** Work required **
Nothing outside the lines from the one containing "Output the Python" through the one containing "return [x0 /" should be copied, and no pictures either. Copy those lines exactly.

** Data extract **
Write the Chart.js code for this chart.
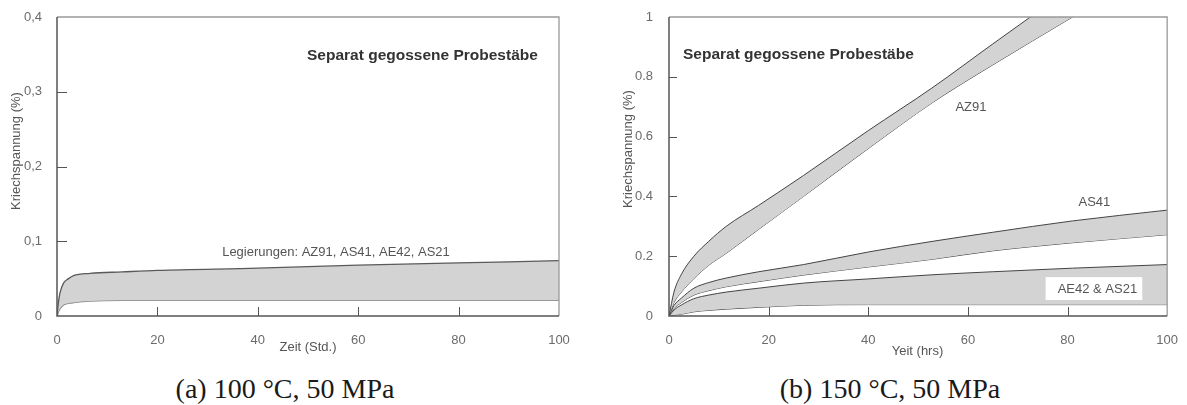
<!DOCTYPE html>
<html>
<head>
<meta charset="utf-8">
<title>Kriechspannung</title>
<script src="https://cdn.jsdelivr.net/npm/chart.js@4.4.1/dist/chart.umd.min.js"></script>
<style>
  body { margin: 0; background: #fff; width: 1187px; height: 405px; position: relative; overflow: hidden; }
  canvas { position: absolute; top: 0; }
  #chartA { left: 0; }
  #chartB { left: 590px; }
  .caption { position: absolute; top: 374px; width: 300px; text-align: center;
             font-family: "Liberation Serif", serif; font-size: 28px; line-height: 30px; color: #1a1a1a; }
</style>
</head>
<body>
<canvas id="chartA" width="590" height="370"></canvas>
<canvas id="chartB" width="597" height="370"></canvas>
<div class="caption" style="left:135px">(a) 100 °C, 50 MPa</div>
<div class="caption" style="left:740px">(b) 150 °C, 50 MPa</div>

<script>
// x axis (hours) shared by both plots
const xTicks = [0, 20, 40, 60, 80, 100];
const xLabels = ['0', '20', '40', '60', '80', '100'];

// (a) 100 °C - one band for all alloys
const hoursA = [0, 0.3, 0.6, 1.3, 2.3, 3.3, 6.6, 13, 20, 40, 60, 80, 100];
const upperA = [0, 0.019, 0.031, 0.044, 0.050, 0.054, 0.057, 0.059, 0.061, 0.064, 0.068, 0.071, 0.074];
const lowerA = [0, 0.006, 0.010, 0.015, 0.017, 0.018, 0.020, 0.021, 0.021, 0.021, 0.021, 0.021, 0.021];
const yTicksA = [0, 0.1, 0.2, 0.3, 0.4];
const yLabelsA = ['0', '0,1', '0,2', '0,3', '0,4'];

// (b) 150 °C - three bands
const hoursB = [0, 1, 2.5, 5, 8, 11.5, 18, 27, 40, 53, 65, 81, 100];
const az91Upper = [0, 0.08, 0.14, 0.20, 0.25, 0.30, 0.37, 0.47, 0.62, 0.765, 0.91, 1.10, 1.32];
const az91Lower = [0, 0.045, 0.08, 0.125, 0.17, 0.21, 0.29, 0.40, 0.56, 0.715, 0.84, 1.0, 1.19];
const as41Upper = [0, 0.035, 0.06, 0.093, 0.112, 0.127, 0.148, 0.172, 0.214, 0.25, 0.28, 0.318, 0.354];
const as41Lower = [0, 0.025, 0.045, 0.07, 0.085, 0.098, 0.115, 0.137, 0.164, 0.19, 0.218, 0.245, 0.272];
const ae42Upper = [0, 0.02, 0.037, 0.058, 0.07, 0.08, 0.093, 0.11, 0.124, 0.138, 0.148, 0.16, 0.172];
const ae42Lower = [0, 0.003, 0.006, 0.014, 0.019, 0.023, 0.029, 0.036, 0.038, 0.038, 0.038, 0.038, 0.038];
const yTicksB = [0, 0.2, 0.4, 0.6, 0.8, 1];
const yLabelsB = ['0', '0.2', '0.4', '0.6', '0.8', '1'];

const bandColor = '#d3d3d3';
const sans = '"Liberation Sans", Arial, sans-serif';
const tickFont = { family: sans, size: 13 };

function points(xs, ys) {
  return xs.map((x, i) => ({ x: x, y: ys[i] }));
}

// one edge of a band; the upper edge fills down to the next dataset
function edge(xs, ys, color, width, fillNext) {
  return {
    data: points(xs, ys),
    borderColor: color,
    borderWidth: width,
    backgroundColor: bandColor,
    fill: fillNext ? '+1' : false,
    pointRadius: 0,
    cubicInterpolationMode: 'monotone'
  };
}

// frame, inward tick marks, axis titles and notes
const decor = {
  id: 'decor',
  afterDatasetsDraw(chart, args, o) {
    const { ctx, chartArea: a, scales: { x, y } } = chart;
    ctx.save();

    ctx.lineWidth = 1.3;
    ctx.strokeStyle = '#999';
    ctx.beginPath();
    ctx.moveTo(a.left, a.top);
    ctx.lineTo(a.right, a.top);
    ctx.lineTo(a.right, a.bottom);
    ctx.stroke();
    ctx.lineWidth = 1.5;
    ctx.strokeStyle = '#555';
    ctx.beginPath();
    ctx.moveTo(a.left, a.top);
    ctx.lineTo(a.left, a.bottom);
    ctx.lineTo(a.right, a.bottom);
    ctx.stroke();

    ctx.lineWidth = 1;
    ctx.beginPath();
    o.xMarks.forEach(v => {
      const px = Math.round(x.getPixelForValue(v)) + 0.5;
      ctx.moveTo(px, a.bottom);
      ctx.lineTo(px, a.bottom - o.xMarkLen);
    });
    o.yMarks.forEach(v => {
      const py = Math.round(y.getPixelForValue(v)) + 0.5;
      ctx.moveTo(a.left, py);
      ctx.lineTo(a.left + o.yMarkLen, py);
    });
    ctx.stroke();

    ctx.fillStyle = '#555';
    ctx.font = '13px ' + sans;
    ctx.textAlign = 'center';
    ctx.textBaseline = 'middle';
    ctx.fillText(o.xTitle.text, o.xTitle.px, o.xTitle.py);
    ctx.save();
    ctx.translate(o.yTitle.px, o.yTitle.py);
    ctx.rotate(-Math.PI / 2);
    ctx.fillText(o.yTitle.text, 0, 0);
    ctx.restore();

    o.notes.forEach(n => {
      if (n.box) {
        const l = x.getPixelForValue(n.box[0]), r = x.getPixelForValue(n.box[1]);
        const t = y.getPixelForValue(n.box[3]), b = y.getPixelForValue(n.box[2]);
        ctx.fillStyle = '#fff';
        ctx.fillRect(l, t, r - l, b - t);
      }
      ctx.font = (n.bold ? 'bold ' : '') + (n.size || 13) + 'px ' + sans;
      ctx.fillStyle = n.bold ? '#333' : '#555';
      ctx.textAlign = n.align || 'left';
      ctx.fillText(n.text, x.getPixelForValue(n.x), y.getPixelForValue(n.y));
    });
    ctx.restore();
  }
};

function axes(yMax, yTicks, yLabels, yWidth, yPad) {
  return {
    x: {
      type: 'linear', min: 0, max: 100,
      afterBuildTicks: s => { s.ticks = xTicks.map(v => ({ value: v })); },
      afterFit: s => { s.height = 54; },
      grid: { display: false },
      border: { display: false },
      ticks: { padding: 9, color: '#6b6b6b', font: tickFont, maxRotation: 0, autoSkip: false,
               callback: (v, i) => xLabels[i] }
    },
    y: {
      type: 'linear', min: 0, max: yMax,
      afterBuildTicks: s => { s.ticks = yTicks.map(v => ({ value: v })); },
      afterFit: s => { s.width = yWidth; },
      grid: { display: false },
      border: { display: false },
      ticks: { padding: yPad, color: '#6b6b6b', font: tickFont, autoSkip: false,
               callback: (v, i) => yLabels[i] }
    }
  };
}

new Chart(document.getElementById('chartA'), {
  type: 'line',
  data: {
    datasets: [
      edge(hoursA, upperA, '#5a5a5a', 1.3, true),
      edge(hoursA, lowerA, '#858585', 1.6, false)
    ]
  },
  plugins: [decor],
  options: {
    responsive: false,
    animation: false,
    layout: { padding: { left: 0, top: 17, right: 31, bottom: 0 } },
    scales: axes(0.4, yTicksA, yLabelsA, 57, 7),
    plugins: {
      legend: { display: false },
      tooltip: { enabled: false },
      decor: {
        xMarks: [20, 40, 60, 80], xMarkLen: 9,
        yMarks: [0.1, 0.2, 0.3], yMarkLen: 10,
        xTitle: { text: 'Zeit (Std.)', px: 308, py: 347 },
        yTitle: { text: 'Kriechspannung (%)', px: 16.5, py: 151 },
        notes: [
          { text: 'Separat gegossene Probestäbe', x: 49.8, y: 0.348, bold: true, size: 15.5 },
          { text: 'Legierungen: AZ91, AS41, AE42, AS21', x: 32.9, y: 0.0853 }
        ]
      }
    }
  }
});

new Chart(document.getElementById('chartB'), {
  type: 'line',
  data: {
    datasets: [
      edge(hoursB, az91Upper, '#444', 1, true),
      edge(hoursB, az91Lower, '#444', 1, false),
      edge(hoursB, as41Upper, '#444', 1, true),
      edge(hoursB, as41Lower, '#444', 1, false),
      edge(hoursB, ae42Upper, '#444', 1, true),
      edge(hoursB, ae42Lower, '#444', 1, false)
    ]
  },
  plugins: [decor],
  options: {
    responsive: false,
    animation: false,
    layout: { padding: { left: 0, top: 17, right: 17, bottom: 0 } },
    scales: axes(1, yTicksB, yLabelsB, 79, 8),
    plugins: {
      legend: { display: false },
      tooltip: { enabled: false },
      decor: {
        xMarks: [20, 40, 60, 80], xMarkLen: 9,
        yMarks: [0.2, 0.4, 0.6, 0.8], yMarkLen: 8,
        xTitle: { text: 'Yeit (hrs)', px: 327.5, py: 351 },
        yTitle: { text: 'Kriechspannung (%)', px: 38, py: 149 },
        notes: [
          { text: 'Separat gegossene Probestäbe', x: 2.8, y: 0.873, bold: true, size: 15.5 },
          { text: 'AZ91', x: 57.5, y: 0.697 },
          { text: 'AS41', x: 82.2, y: 0.381 },
          { text: 'AE42 & AS21', x: 86, y: 0.090, align: 'center', box: [75.6, 95, 0.0535, 0.130] }
        ]
      }
    }
  }
});
</script>
</body>
</html>
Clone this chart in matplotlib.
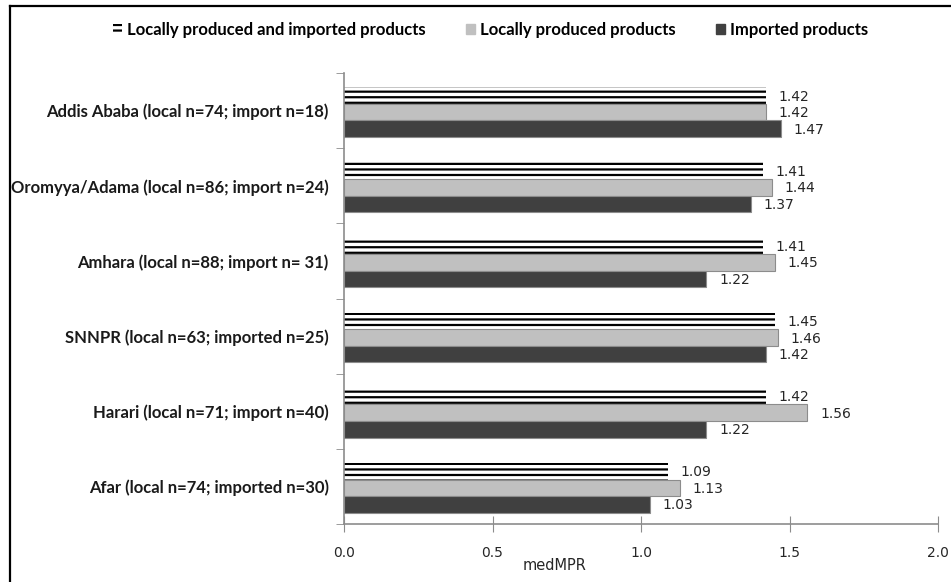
import numpy as np
import matplotlib.pyplot as plt
from matplotlib.patches import Patch, Rectangle
from matplotlib.lines import Line2D

regions = ['Addis Ababa (local n=74; import n=18)',
           'Oromyya/Adama (local n=86; import n=24)',
           'Amhara (local n=88; import n= 31)',
           'SNNPR (local n=63; imported n=25)',
           'Harari (local n=71; import n=40)',
           'Afar (local n=74; imported n=30)']
combined = [1.42, 1.41, 1.41, 1.45, 1.42, 1.09]
local = [1.42, 1.44, 1.45, 1.46, 1.56, 1.13]
imported = [1.47, 1.37, 1.22, 1.42, 1.22, 1.03]
series_names = ['Locally produced and imported products',
                'Locally produced products',
                'Imported products']

plt.rcParams['hatch.linewidth'] = 1.6
plt.rcParams['hatch.color'] = 'black'

fig = plt.figure(figsize=(9.51, 5.82), dpi=100)
ax = fig.add_axes([344 / 951, 1 - 524 / 582, 594 / 951, 451 / 582])

y = np.arange(len(regions))
h = 0.22
shift = 0.02

b1 = ax.barh(y - h + shift, combined, height=h, color='white', edgecolor='black',
             linewidth=0, hatch='---')
b2 = ax.barh(y + shift, local, height=h, color='#c0c0c0', edgecolor='#8c8c8c', linewidth=0.8)
b3 = ax.barh(y + h + shift, imported, height=h, color='#404040', edgecolor='#8c8c8c', linewidth=0.8)

for bars, vals in [(b1, combined), (b2, local), (b3, imported)]:
    for rect, v in zip(bars, vals):
        ax.annotate(f'{v:.2f}', (v, rect.get_y() + rect.get_height() / 2),
                    xytext=(13, -1), textcoords='offset pixels',
                    va='center', ha='left', fontsize=10, color='#262626',
                    family='DejaVu Sans')

ax.set_xlim(0, 2.0)
ax.set_ylim(len(regions) - 0.5, -0.5)
ax.set_xticks([0, 0.5, 1.0, 1.5, 2.0])
ax.set_xticklabels(['0.0', '0.5', '1.0', '1.5', '2.0'], fontsize=10, color='#262626')
ax.set_yticks(y)
ax.set_yticklabels(regions, fontsize=12, fontweight='bold', family='Lato', color='#1a1a1a')
ax.set_yticks(np.arange(len(regions) + 1) - 0.5, minor=True)
ax.tick_params(axis='y', which='major', length=0, pad=11)
ax.tick_params(axis='y', which='minor', length=6, color='#8c8c8c', direction='out')
ax.tick_params(axis='x', length=12, direction='inout', color='#8c8c8c', pad=10)

for side in ['top', 'right']:
    ax.spines[side].set_visible(False)
for side in ['left', 'bottom']:
    ax.spines[side].set_color('#8c8c8c')
    ax.spines[side].set_linewidth(1.2)

ax.set_xlabel('medMPR', fontsize=10.5, color='#262626')
ax.xaxis.set_label_coords((555 - 344) / 594, -0.075)

handles = [Patch(facecolor='white', edgecolor='black', linewidth=0, hatch='---'),
           Patch(facecolor='#c0c0c0', edgecolor='#c0c0c0'),
           Patch(facecolor='#404040', edgecolor='#404040')]
fig.legend(handles, series_names, loc='center', bbox_to_anchor=(0.516, 1 - 30 / 582),
           ncol=3, frameon=False, handlelength=0.55, handleheight=0.55, handletextpad=0.3,
           columnspacing=2.4, prop={'family': 'Lato', 'weight': 'bold', 'size': 12})

# outer frame; mask anything spilling left of it
fig.add_artist(Rectangle((0, 0), 9 / 951, 1, transform=fig.transFigure,
                         facecolor='white', edgecolor='none', zorder=10))
fig.add_artist(Line2D([10 / 951, 10 / 951], [0, 1 - 6 / 582], transform=fig.transFigure,
                      color='black', linewidth=1.6, zorder=11))
fig.add_artist(Line2D([10 / 951, 1], [1 - 6 / 582, 1 - 6 / 582], transform=fig.transFigure,
                      color='black', linewidth=1.6, zorder=11))

fig.savefig('out.png', dpi=100)
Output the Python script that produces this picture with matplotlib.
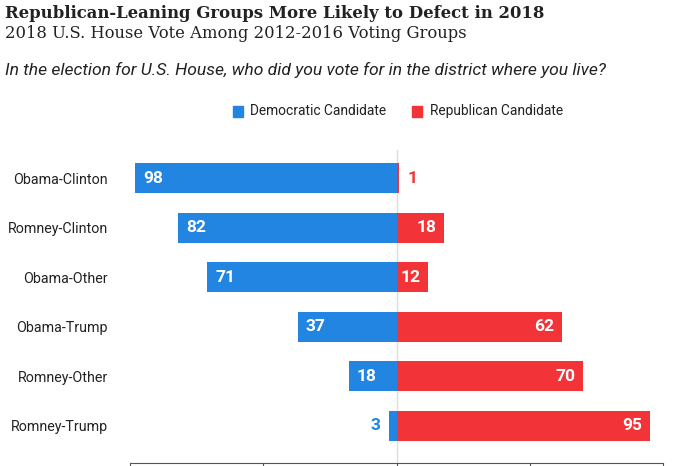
import matplotlib
matplotlib.use("Agg")
import matplotlib.pyplot as plt
import numpy as np

categories = ["Obama-Clinton", "Romney-Clinton", "Obama-Other", "Obama-Trump", "Romney-Other", "Romney-Trump"]
dem = [98, 82, 71, 37, 18, 3]
rep = [1, 18, 12, 62, 70, 95]
ticks = [-100, -50, 0, 50, 100]

BLUE = "#2285e1"
RED = "#f23337"

W, H = 700, 466
fig = plt.figure(figsize=(7, 4.66), dpi=100)

def px(x0, y0, x1, y1):
    return [x0 / W, 1 - y1 / H, (x1 - x0) / W, (y1 - y0) / H]

ax = fig.add_axes(px(130, 150, 663, 463))
y = np.arange(len(categories))
ax.barh(y, [-d for d in dem], height=0.6, color=BLUE, zorder=2)
ax.barh(y, rep, height=0.6, color=RED, zorder=2)
ax.set_xlim(-100, 100)
ax.set_ylim(5.75, -0.57)
ax.axvline(0, color="#dddddd", lw=1, zorder=1)

for s in ["top", "left", "right"]:
    ax.spines[s].set_visible(False)
ax.spines["bottom"].set_color("#555555")
ax.set_xticks(ticks)
ax.set_xticklabels([""] * len(ticks))
ax.tick_params(axis="x", length=8, color="#555555", direction="out")
ax.set_yticks(y)
ax.set_yticklabels(categories, fontfamily="Roboto", fontsize=10.3, color="#222222")
ax.tick_params(axis="y", length=0, pad=16)

lab_kw = dict(fontfamily="Roboto", fontweight="bold", fontsize=12.5, va="center")
for i, (d, r) in enumerate(zip(dem, rep)):
    if d >= 10:
        ax.text(-d + 3, i, str(d), color="white", ha="left", **lab_kw)
    else:
        ax.text(-d - 3, i, str(d), color=BLUE, ha="right", **lab_kw)
    if r >= 10:
        ax.text(r - 3, i, str(r), color="white", ha="right", **lab_kw)
    else:
        ax.text(r + 3, i, str(r), color=RED, ha="left", **lab_kw)

fig.text(5 / W, 1 - 13 / H, "Republican-Leaning Groups More Likely to Defect in 2018",
         fontfamily="DejaVu Serif", fontweight="bold", fontsize=11.9, va="center", color="#222222")
fig.text(5 / W, 1 - 34 / H, "2018 U.S. House Vote Among 2012-2016 Voting Groups",
         fontfamily="DejaVu Serif", fontsize=11.8, va="center", color="#222222")
fig.text(5 / W, 1 - 70 / H, "In the election for U.S. House, who did you vote for in the district where you live?",
         fontfamily="Roboto", fontstyle="italic", fontsize=12.6, va="center", color="#222222")

# legend
fig.patches.append(plt.Rectangle((233 / W, 1 - 117 / H), 10 / W, 11 / H, transform=fig.transFigure, color=BLUE))
fig.text(250 / W, 1 - 111 / H, "Democratic Candidate", fontfamily="Roboto", fontsize=9.9, va="center", color="#222222")
fig.patches.append(plt.Rectangle((412 / W, 1 - 117 / H), 10 / W, 11 / H, transform=fig.transFigure, color=RED))
fig.text(430 / W, 1 - 111 / H, "Republican Candidate", fontfamily="Roboto", fontsize=9.9, va="center", color="#222222")

fig.savefig("out.png", dpi=100)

** The completed task **
Output the Python script that produces this picture with matplotlib.
import matplotlib
matplotlib.use("Agg")
import matplotlib.pyplot as plt
import numpy as np

categories = ["Obama-Clinton", "Romney-Clinton", "Obama-Other", "Obama-Trump", "Romney-Other", "Romney-Trump"]
dem = [98, 82, 71, 37, 18, 3]
rep = [1, 18, 12, 62, 70, 95]
ticks = [-100, -50, 0, 50, 100]

BLUE = "#2285e1"
RED = "#f23337"

W, H = 700, 466
fig = plt.figure(figsize=(7, 4.66), dpi=100)

def px(x0, y0, x1, y1):
    return [x0 / W, 1 - y1 / H, (x1 - x0) / W, (y1 - y0) / H]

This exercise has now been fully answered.